Faith is belief is putting your trust without proof. In your words, with reason and awareness. My reasoning and awareness is different from yours. Chances are there are very few people who share your e x a c t reasoning and awareness eventhough you share faith in a certain dogma.

I have no proof of my spirituality and claim none.

Now, I will not discuss God and Godess here. Since islam has been a subject of mine for over 10 years now I most certainly will ponder the issue and very well write about it.

Why don`t you take a look at Wicca and see for yourself the diffirences?

Surely, I spendt 10 years with islam, I never took this path, it was not for me, so there is no danger for you to have a read up, just for the interest of it.

Peace and blessings!

Note to self, made another mistake, had to delete and rewrite, taking it as a sign to go shhhhhh now :-)

3:48 AM

 
Blogger Umm BudiMary said...

its intersting how a non muslim kafira is taking your recent actions to sort of mean that yur throwing islam behind your back and don't care about it anymore and will do whatever you want.
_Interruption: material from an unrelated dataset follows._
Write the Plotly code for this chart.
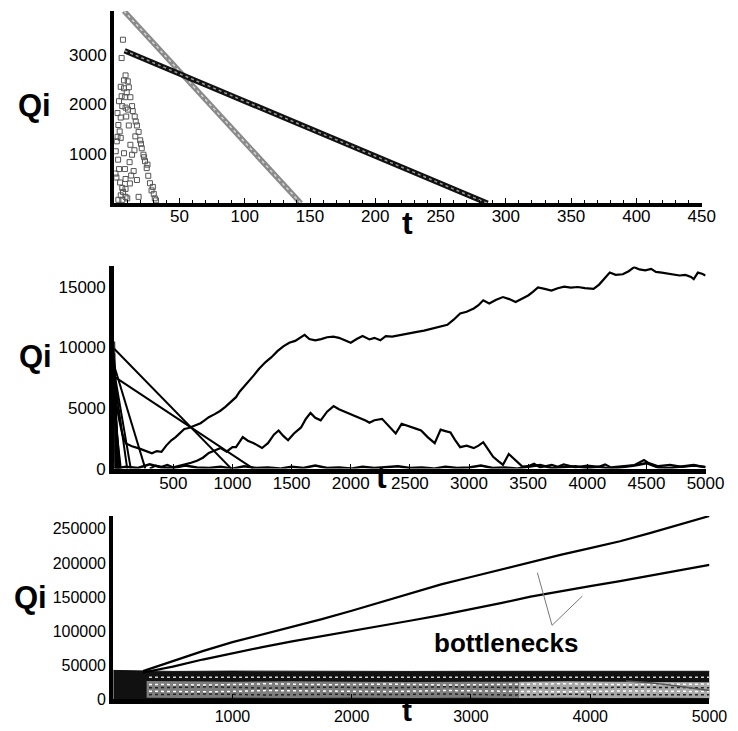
import plotly.graph_objects as go

W, H = 738, 731

# ---------------- Panel 1 data (t up to 450) ----------------
p1_dark_t = [8, 50, 100, 150, 200, 250, 286]
p1_dark_q = [3078, 2615, 2060, 1505, 955, 400, 0]
p1_gray_t = [7.5, 50, 100, 143]
p1_gray_q = [3880, 2665, 1235, 0]
p1_sc_t = [6.7, 5.7, 8.7, 7.5, 5.0, 7.5, 11.2, 5.7, 8.2, 12.4, 3.7, 6.2, 8.7, 13.7, 14.2, 2.5, 5.0,
           9.2, 15.7, 3.2, 11.2, 17.4, 18.7, 2.5, 5.0, 12.4, 19.9, 21.1, 1.2, 7.5, 13.7, 22.4, 23.6,
           3.7, 8.2, 14.9, 24.9, 26.1, 1.7, 8.7, 17.4, 27.4, 6.2, 8.7, 28.6, 18.7, 5.0, 8.7, 31.1,
           32.0, 3.2, 6.2, 10.0, 9.6, 10.4, 16.5, 16.2, 20.5, 22.9, 25.5, 29.6, 30.3, 4.2, 2.0, 3.0,
           1.0, 4.5, 6.8, 11.8, 13.0, 10.6, 15.5, 12.0]
p1_sc_q = [3300, 2930, 2580, 2480, 2350, 2320, 2340, 2160, 2140, 2140, 2060, 1960, 1930, 1960,
           1860, 1820, 1730, 1750, 1750, 1580, 1570, 1570, 1440, 1340, 1320, 1180, 1270, 1110, 1050,
           1010, 980, 980, 850, 690, 690, 650, 710, 555, 520, 490, 470, 405, 310, 290, 260, 130,
           160, 130, 100, 60, 70, 70, 100, 2240, 2460, 1650, 1350, 1200, 930, 780, 330, 190, 1450,
           1250, 880, 600, 420, 230, 830, 560, 1890, 1070, 400]

# ---------------- Panel 2 data (t up to 5000) ----------------
p2_a_t = [0, 20, 44, 70, 99, 150, 209, 260, 319, 360, 400, 440, 483, 520, 560, 593, 630, 662, 700,
          730, 758, 800, 850, 895, 940, 977, 1030, 1060, 1087, 1140, 1180, 1225, 1280, 1330, 1380,
          1430, 1480, 1530, 1580, 1610, 1650, 1700, 1750, 1800, 1853, 1900, 1950, 2000, 2050, 2100,
          2158, 2200, 2250, 2296, 2350, 2430, 2500, 2560, 2620, 2710, 2760, 2817, 2870, 2925, 2980,
          3040, 3080, 3120, 3171, 3230, 3287, 3340, 3394, 3450, 3500, 3540, 3583, 3640, 3697, 3750,
          3805, 3860, 3920, 3980, 4053, 4100, 4150, 4190, 4240, 4300, 4350, 4397, 4440, 4490, 4540,
          4580, 4630, 4680, 4730, 4780, 4830, 4877, 4900, 4935, 4970, 5000]
p2_a_q = [8600, 5200, 3950, 2800, 2070, 1850, 1670, 1500, 1260, 1450, 1380, 1900, 2340, 2600, 3000,
          3280, 3350, 3470, 3600, 3750, 3950, 4250, 4500, 4760, 5100, 5430, 5900, 6350, 6640, 7300,
          7700, 8250, 8800, 9200, 9700, 10100, 10400, 10550, 10900, 11050, 10700, 10600, 10700,
          10850, 10900, 10800, 10600, 10400, 10700, 10950, 10670, 10800, 10600, 10940, 10900,
          11070, 11200, 11300, 11400, 11610, 11700, 11880, 12300, 12820, 12950, 13230, 13500,
          13900, 13630, 13950, 14170, 14000, 13760, 14050, 14300, 14600, 14970, 14850, 14700,
          14900, 15030, 14950, 15000, 14900, 14840, 15200, 15800, 16190, 16000, 16050, 16300,
          16640, 16450, 16370, 16500, 16250, 16190, 16100, 16000, 15950, 16000, 15830, 15650,
          16190, 16100, 15950]
p2_b_t = [300, 350, 400, 450, 500, 550, 600, 650, 700, 750, 800, 850, 900, 950, 1000, 1030, 1087,
          1130, 1180, 1250, 1300, 1350, 1390, 1430, 1470, 1520, 1580, 1620, 1660, 1700, 1746, 1800,
          1855, 1900, 1950, 2000, 2050, 2100, 2130, 2158, 2200, 2265, 2320, 2380, 2430, 2500, 2550,
          2595, 2650, 2710, 2760, 2800, 2843, 2880, 2925, 2980, 3040, 3080, 3120, 3160, 3204, 3250,
          3287, 3336, 3390, 3451, 3500, 3550, 3600, 3700, 3750, 3800, 3900, 4000, 4100, 4150, 4200,
          4300, 4400, 4480, 4520, 4600, 4700, 4800, 4900, 5000]
p2_b_q = [0, 250, 150, 300, 100, 200, 350, 480, 650, 900, 1300, 1500, 1700, 1400, 1770, 1770, 2600,
          2300, 2100, 1700, 2100, 2800, 3150, 2700, 2340, 2900, 3400, 4100, 4600, 4200, 3990, 4700,
          5160, 4900, 4700, 4500, 4300, 4100, 3950, 3790, 4000, 4110, 3500, 2900, 3700, 3500, 3300,
          3150, 2600, 2100, 3220, 3100, 2980, 2400, 1770, 1900, 1690, 1900, 2180, 1600, 970, 600,
          320, 1210, 700, 160, 200, 400, 100, 300, 150, 350, 100, 250, 150, 350, 100, 200, 300, 700,
          450, 200, 300, 150, 250, 150]
p2_c_t = [0, 100, 200, 300, 400, 500, 600, 700, 800, 900, 1000, 1100, 1200, 1300, 1400, 1500, 1600,
          1700, 1800, 1900, 2000, 2100, 2200, 2300, 2400, 2500, 2600, 2700, 2800, 2900, 3000, 3100,
          3200, 3300, 3400, 3500, 3600, 3700, 3800, 3900, 4000, 4100, 4200, 4300, 4400, 4500, 4600,
          4700, 4800, 4900, 5000]
p2_c_q = [0, 150, 50, 350, 100, 50, 250, 100, 50, 150, 0, 200, 50, 100, 0, 150, 50, 250, 50, 100,
          0, 150, 50, 100, 200, 50, 100, 0, 150, 50, 100, 250, 50, 100, 0, 150, 300, 50, 100, 200,
          50, 150, 0, 100, 250, 450, 100, 50, 150, 300, 100]
p2_l_start = [9900, 7600, 8500, 8000, 7600, 9500, 9000, 8800, 7000, 6000, 4800, 10500, 8200]
p2_l_end = [990, 1175, 263, 140, 110, 12, 22, 32, 40, 48, 56, 8, 28]

# ---------------- Panel 3 data (t up to 5000) ----------------
p3_t = [250, 500, 750, 1000, 1250, 1500, 1750, 2000, 2250, 2500, 2750, 3000, 3250, 3500, 3750,
        4000, 4250, 4500, 4750, 5000]
p3_upper = [41500, 56200, 70700, 84000, 95100, 105800, 117700, 130000, 142900, 155900, 168500,
            179400, 190300, 201500, 211800, 221700, 231800, 243600, 256200, 268800]
p3_lower = [39500, 48000, 58400, 67700, 76500, 85000, 92500, 99500, 107700, 115600, 123500, 131700,
            141000, 150700, 158800, 166000, 173300, 181000, 189000, 197200]
p3_band_t = [0, 250, 500, 1000, 1500, 2000, 2500, 3000, 3500, 4000, 4500, 5000]
p3_band_top = [42500, 42000, 41000, 41500, 41000, 41300, 41000, 41200, 41000, 41300, 41000, 41200]
p3_spk_t = [280, 600, 1000, 1500, 2000, 2500, 3000, 3400]
p3_spk_top = [27000, 26500, 26000, 26500, 26000, 25500, 26000, 26000]
p3_spk_bot = [2500, 2000, 2500, 2000, 2500, 2000, 2500, 2000]
p3_spk2_t = [3400, 3800, 4200, 4600, 5000]
p3_spk2_top = [26000, 26500, 26000, 25500, 25000]
p3_spk2_bot = [2000, 2500, 2000, 2500, 2000]
p3_dot_t = [300, 5000]
p3_dot_q = [32500, 32500]
# texture lines inside the speckled part of the band
p3_tex_t = [300, 800, 1300, 1800, 2300, 2800, 3300, 3800, 4300, 4800, 5000]
p3_tex_levels = [
    [22000, 21000, 23000, 21500, 22500, 21000, 22000, 23000, 21500, 22000, 22500],
    [17000, 18500, 16500, 18000, 17000, 18500, 17500, 16500, 18000, 17500, 17000],
    [12000, 11000, 13000, 12000, 11500, 13000, 12000, 11000, 12500, 12000, 11500],
    [7000, 8000, 6500, 7500, 7000, 8000, 6500, 7500, 7000, 6500, 7000],
]
p3_tex_colors = ["#ffffff", "#222222", "#ffffff", "#222222"]
p3_fall_t = [4300, 4500, 4700, 4850, 5000]
p3_fall_q = [27000, 24500, 20500, 17000, 13000]
p3_note_t = [3557, 3680, 3934]
p3_note_q = [185700, 108600, 151400]

fig = go.Figure()

# ---- Panel 1 ----
fig.add_trace(go.Scatter(x=p1_gray_t, y=p1_gray_q, mode="lines", xaxis="x", yaxis="y",
                         line=dict(color="#8a8a8a", width=5.5)))
fig.add_trace(go.Scatter(x=p1_gray_t, y=p1_gray_q, mode="lines", xaxis="x", yaxis="y",
                         line=dict(color="#d4d4d4", width=1.5, dash="dot")))
fig.add_trace(go.Scatter(x=p1_dark_t, y=p1_dark_q, mode="lines", xaxis="x", yaxis="y",
                         line=dict(color="#111111", width=5.5)))
fig.add_trace(go.Scatter(x=p1_dark_t, y=p1_dark_q, mode="lines", xaxis="x", yaxis="y",
                         line=dict(color="#9a9a9a", width=1.5, dash="dot")))
fig.add_trace(go.Scatter(x=p1_sc_t, y=p1_sc_q, mode="markers", xaxis="x", yaxis="y",
                         marker=dict(symbol="square-open", size=5, color="#555555",
                                     line=dict(width=1))))

# ---- Panel 2 ----
for q0, te in zip(p2_l_start, p2_l_end):
    fig.add_trace(go.Scatter(x=[0, te], y=[q0, 0], mode="lines", xaxis="x2", yaxis="y2",
                             line=dict(color="black", width=2)))
fig.add_trace(go.Scatter(x=p2_c_t, y=p2_c_q, mode="lines", xaxis="x2", yaxis="y2",
                         line=dict(color="black", width=2.5)))
fig.add_trace(go.Scatter(x=p2_b_t, y=p2_b_q, mode="lines", xaxis="x2", yaxis="y2",
                         line=dict(color="black", width=2.2)))
fig.add_trace(go.Scatter(x=p2_a_t, y=p2_a_q, mode="lines", xaxis="x2", yaxis="y2",
                         line=dict(color="black", width=2.2)))

# ---- Panel 3 ----
fig.add_trace(go.Scatter(x=p3_band_t, y=p3_band_top, mode="lines", fill="tozeroy",
                         xaxis="x3", yaxis="y3", fillcolor="#111111",
                         line=dict(color="#111111", width=1)))
fig.add_trace(go.Scatter(x=p3_spk_t + p3_spk_t[::-1], y=p3_spk_top + p3_spk_bot[::-1],
                         fill="toself", mode="none", xaxis="x3", yaxis="y3",
                         fillcolor="#7e7e7e"))
fig.add_trace(go.Scatter(x=p3_spk2_t + p3_spk2_t[::-1], y=p3_spk2_top + p3_spk2_bot[::-1],
                         fill="toself", mode="none", xaxis="x3", yaxis="y3",
                         fillcolor="#a8a8a8"))
for lev, col in zip(p3_tex_levels, p3_tex_colors):
    fig.add_trace(go.Scatter(x=p3_tex_t, y=lev, mode="lines", xaxis="x3", yaxis="y3",
                             line=dict(color=col, width=1.5, dash="dot")))
fig.add_trace(go.Scatter(x=p3_dot_t, y=p3_dot_q, mode="lines", xaxis="x3", yaxis="y3",
                         line=dict(color="#cfcfcf", width=1.5, dash="dot")))
fig.add_trace(go.Scatter(x=p3_fall_t, y=p3_fall_q, mode="lines", xaxis="x3", yaxis="y3",
                         line=dict(color="#555555", width=1.5)))
fig.add_trace(go.Scatter(x=p3_t, y=p3_lower, mode="lines", xaxis="x3", yaxis="y3",
                         line=dict(color="black", width=2.2)))
fig.add_trace(go.Scatter(x=p3_t, y=p3_upper, mode="lines", xaxis="x3", yaxis="y3",
                         line=dict(color="black", width=2.2)))
fig.add_trace(go.Scatter(x=p3_note_t, y=p3_note_q, mode="lines", xaxis="x3", yaxis="y3",
                         line=dict(color="#777777", width=1)))

FONT = "Liberation Sans, Arial, sans-serif"


def xax(dom, rng, vals, anchor, lw, fs, standoff, minor_dtick=None):
    d = dict(domain=dom, range=rng, anchor=anchor, showgrid=False, zeroline=False,
             showline=True, linecolor="black", linewidth=lw, tickmode="array",
             tickvals=vals, ticktext=[str(v) for v in vals], ticks="inside", ticklen=5,
             tickwidth=1, tickcolor="black", ticklabelstandoff=standoff,
             tickfont=dict(family=FONT, size=fs, color="black"))
    if minor_dtick:
        d["minor"] = dict(tickmode="linear", tick0=0, dtick=minor_dtick, ticks="inside",
                          ticklen=3, tickwidth=1, tickcolor="black")
    return d


def yax(dom, rng, vals, anchor, lw, fs):
    return dict(domain=dom, range=rng, anchor=anchor, showgrid=False, zeroline=False,
                showline=True, linecolor="black", linewidth=lw, tickmode="array",
                tickvals=vals, ticktext=[str(v) for v in vals], ticks="",
                tickfont=dict(family=FONT, size=fs, color="black"))


fig.update_layout(
    width=W, height=H, margin=dict(l=0, r=0, t=0, b=0),
    paper_bgcolor="white", plot_bgcolor="white", showlegend=False,
    xaxis=xax([109 / W, 712 / W], [0, 450], [50, 100, 150, 200, 250, 300, 350, 400, 450],
              "y", 4, 17, -6, 10),
    yaxis=yax([1 - 198 / H, 1 - 3 / H], [0, 3880], [1000, 2000, 3000], "x", 4, 17),
    xaxis2=xax([109 / W, 716 / W], [0, 5000],
               [500, 1000, 1500, 2000, 2500, 3000, 3500, 4000, 4500, 5000], "y2", 5, 17, -5),
    yaxis2=yax([1 - 467 / H, 1 - 262 / H], [0, 16700], [0, 5000, 10000, 15000], "x2", 5, 17),
    xaxis3=xax([108 / W, 720 / W], [0, 5000], [1000, 2000, 3000, 4000, 5000], "y3", 5, 16, -2),
    yaxis3=yax([1 - 701 / H, 1 - 515 / H], [0, 268800],
               [0, 50000, 100000, 150000, 200000, 250000], "x3", 4, 16),
)

big = dict(family=FONT, size=31, color="black")
anns = []
for (x, y) in [(27, 99), (28, 353), (23, 598)]:
    anns.append(dict(text="<b>Qi</b>", x=x / W, y=1 - y / H, xref="paper", yref="paper",
                     showarrow=False, font=big, xanchor="center", yanchor="middle"))
for (x, y, s) in [(410, 218, 32), (383, 476, 32), (410, 712, 30)]:
    anns.append(dict(text="<b>t</b>", x=x / W, y=1 - y / H, xref="paper", yref="paper",
                     showarrow=False, font=dict(family=FONT, size=s, color="black"),
                     xanchor="center", yanchor="middle"))
anns.append(dict(text="<b>bottlenecks</b>", x=3295, y=82900, xref="x3", yref="y3",
                 showarrow=False, font=dict(family=FONT, size=26, color="black"),
                 xanchor="center", yanchor="middle"))
fig.update_layout(annotations=anns)

fig.write_html("out.html")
i don't know if thats necessarily a correct assumption.

sometimes you need to get away from something for a while to figure out if its really you or not.

but its not necessary that that means its being abandoned completely.

don't know if that makes sense.

don't let the ex define islam for you and don't let the ex's definition stand. make your own.

1:38 PM

 
Blogger Safa said...

Safa has stopped saying the word non-muslim ---- I affirm that most of us here are part of the human race.....let it stick at that please....

2:03 PM

 
Blogger Hirabi said...

Burgundy, I did not say that. I interpreted her in my own way, that Godess shines through her as she looks so well, so beautiful, healthy, happy, she looks like a Godess.
As far as I understand it Safa is still muslim, in her own way, and I respect and admire that...

2:52 PM

 
Blogger maggie said...

Safa, you know I'm all about heart shapes. It made my day to see the pancake he carved for you.